→ **Request**
In the entries below, find the lines that contain the word "matplotlib" and copy them.

→ **Material provided**
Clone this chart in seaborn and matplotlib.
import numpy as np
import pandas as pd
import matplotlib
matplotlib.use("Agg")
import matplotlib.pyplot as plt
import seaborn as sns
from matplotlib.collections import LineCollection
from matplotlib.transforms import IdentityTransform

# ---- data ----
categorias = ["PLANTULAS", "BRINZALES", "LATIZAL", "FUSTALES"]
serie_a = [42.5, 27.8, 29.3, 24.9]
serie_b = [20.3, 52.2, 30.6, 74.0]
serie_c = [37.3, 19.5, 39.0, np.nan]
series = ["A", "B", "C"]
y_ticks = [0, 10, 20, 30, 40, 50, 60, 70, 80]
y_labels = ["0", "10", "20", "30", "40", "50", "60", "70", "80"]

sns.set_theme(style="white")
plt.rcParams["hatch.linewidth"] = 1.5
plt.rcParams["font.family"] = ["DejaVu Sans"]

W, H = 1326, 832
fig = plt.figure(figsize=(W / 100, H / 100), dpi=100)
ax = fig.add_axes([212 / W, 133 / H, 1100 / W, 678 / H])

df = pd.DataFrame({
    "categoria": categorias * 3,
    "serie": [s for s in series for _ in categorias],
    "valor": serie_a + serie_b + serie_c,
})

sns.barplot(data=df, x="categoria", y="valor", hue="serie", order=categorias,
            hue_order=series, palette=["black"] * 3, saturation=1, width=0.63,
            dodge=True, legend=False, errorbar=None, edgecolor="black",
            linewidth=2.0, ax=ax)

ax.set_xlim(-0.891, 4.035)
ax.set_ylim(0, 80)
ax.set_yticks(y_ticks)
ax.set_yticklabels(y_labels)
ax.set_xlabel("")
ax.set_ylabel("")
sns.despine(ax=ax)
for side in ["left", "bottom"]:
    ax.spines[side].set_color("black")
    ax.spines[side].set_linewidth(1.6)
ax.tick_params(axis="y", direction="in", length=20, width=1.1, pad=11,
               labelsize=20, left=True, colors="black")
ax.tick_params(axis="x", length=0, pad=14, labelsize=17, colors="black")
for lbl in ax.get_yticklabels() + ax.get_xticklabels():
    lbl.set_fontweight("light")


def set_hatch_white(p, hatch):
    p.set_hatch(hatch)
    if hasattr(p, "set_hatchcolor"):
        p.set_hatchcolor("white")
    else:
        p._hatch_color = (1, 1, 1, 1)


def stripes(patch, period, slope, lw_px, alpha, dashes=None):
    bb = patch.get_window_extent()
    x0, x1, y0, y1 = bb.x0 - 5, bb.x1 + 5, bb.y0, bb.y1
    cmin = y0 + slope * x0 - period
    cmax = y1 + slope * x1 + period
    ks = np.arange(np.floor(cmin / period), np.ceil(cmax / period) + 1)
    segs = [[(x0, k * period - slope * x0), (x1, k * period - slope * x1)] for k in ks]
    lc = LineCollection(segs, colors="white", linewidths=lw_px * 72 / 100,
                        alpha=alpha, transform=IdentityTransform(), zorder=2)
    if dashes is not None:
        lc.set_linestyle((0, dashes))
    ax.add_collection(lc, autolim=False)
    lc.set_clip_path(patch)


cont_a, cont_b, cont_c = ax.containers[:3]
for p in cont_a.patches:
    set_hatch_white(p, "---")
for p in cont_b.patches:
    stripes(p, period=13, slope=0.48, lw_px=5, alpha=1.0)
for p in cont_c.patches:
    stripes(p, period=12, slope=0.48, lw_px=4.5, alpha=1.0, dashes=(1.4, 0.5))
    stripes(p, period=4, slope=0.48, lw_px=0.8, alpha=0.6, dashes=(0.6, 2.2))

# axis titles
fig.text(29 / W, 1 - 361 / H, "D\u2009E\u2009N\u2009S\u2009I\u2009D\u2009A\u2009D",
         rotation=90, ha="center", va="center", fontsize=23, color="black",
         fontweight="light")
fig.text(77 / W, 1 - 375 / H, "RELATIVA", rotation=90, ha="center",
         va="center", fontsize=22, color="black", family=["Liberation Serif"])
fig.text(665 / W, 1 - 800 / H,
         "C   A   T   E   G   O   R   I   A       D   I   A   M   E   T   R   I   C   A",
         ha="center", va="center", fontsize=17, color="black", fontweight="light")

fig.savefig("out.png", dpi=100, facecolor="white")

--

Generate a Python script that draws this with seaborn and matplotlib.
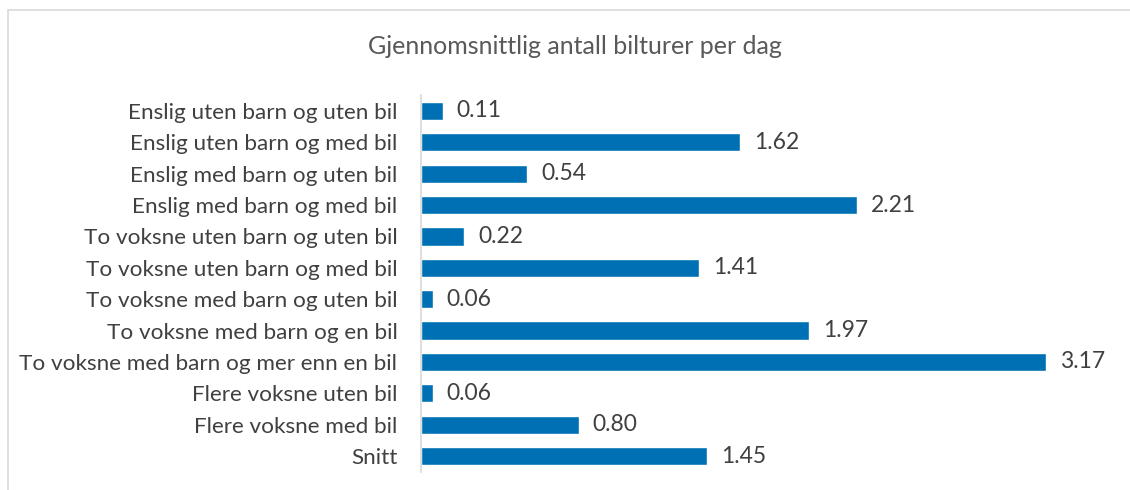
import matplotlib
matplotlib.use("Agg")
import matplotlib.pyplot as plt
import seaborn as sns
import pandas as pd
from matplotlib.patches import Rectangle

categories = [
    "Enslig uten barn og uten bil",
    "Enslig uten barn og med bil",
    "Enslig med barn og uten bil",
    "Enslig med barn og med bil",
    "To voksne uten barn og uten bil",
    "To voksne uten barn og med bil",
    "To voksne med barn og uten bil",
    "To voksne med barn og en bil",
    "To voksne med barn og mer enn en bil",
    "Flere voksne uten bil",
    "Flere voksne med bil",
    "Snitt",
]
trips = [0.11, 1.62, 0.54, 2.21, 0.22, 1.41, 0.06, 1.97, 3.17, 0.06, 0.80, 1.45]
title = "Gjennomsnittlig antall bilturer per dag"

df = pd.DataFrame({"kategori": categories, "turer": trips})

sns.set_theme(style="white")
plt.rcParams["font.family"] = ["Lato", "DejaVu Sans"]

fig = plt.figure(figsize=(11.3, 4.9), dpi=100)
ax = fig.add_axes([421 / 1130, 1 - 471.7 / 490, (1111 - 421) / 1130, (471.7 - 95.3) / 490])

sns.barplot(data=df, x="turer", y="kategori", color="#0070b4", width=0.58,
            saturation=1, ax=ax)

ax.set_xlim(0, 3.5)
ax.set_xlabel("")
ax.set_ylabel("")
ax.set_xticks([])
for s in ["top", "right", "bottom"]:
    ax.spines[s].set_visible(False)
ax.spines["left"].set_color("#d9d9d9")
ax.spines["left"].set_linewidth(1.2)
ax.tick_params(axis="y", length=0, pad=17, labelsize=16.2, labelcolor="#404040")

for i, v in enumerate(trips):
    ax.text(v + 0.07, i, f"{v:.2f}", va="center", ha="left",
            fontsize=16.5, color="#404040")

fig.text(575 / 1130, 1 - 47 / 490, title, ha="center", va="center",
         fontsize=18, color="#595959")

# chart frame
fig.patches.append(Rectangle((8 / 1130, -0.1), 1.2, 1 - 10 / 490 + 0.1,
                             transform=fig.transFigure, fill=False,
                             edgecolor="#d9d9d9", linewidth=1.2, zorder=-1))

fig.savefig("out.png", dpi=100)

→ **Solved exercise**
Clone this chart in seaborn and matplotlib.
import matplotlib
matplotlib.use("Agg")
import matplotlib.pyplot as plt
from matplotlib.collections import LineCollection
from matplotlib.transforms import IdentityTransform
Generate a Python script that draws this with seaborn and matplotlib.
import matplotlib
matplotlib.use("Agg")
import matplotlib.pyplot as plt
from matplotlib.patches import Rectangle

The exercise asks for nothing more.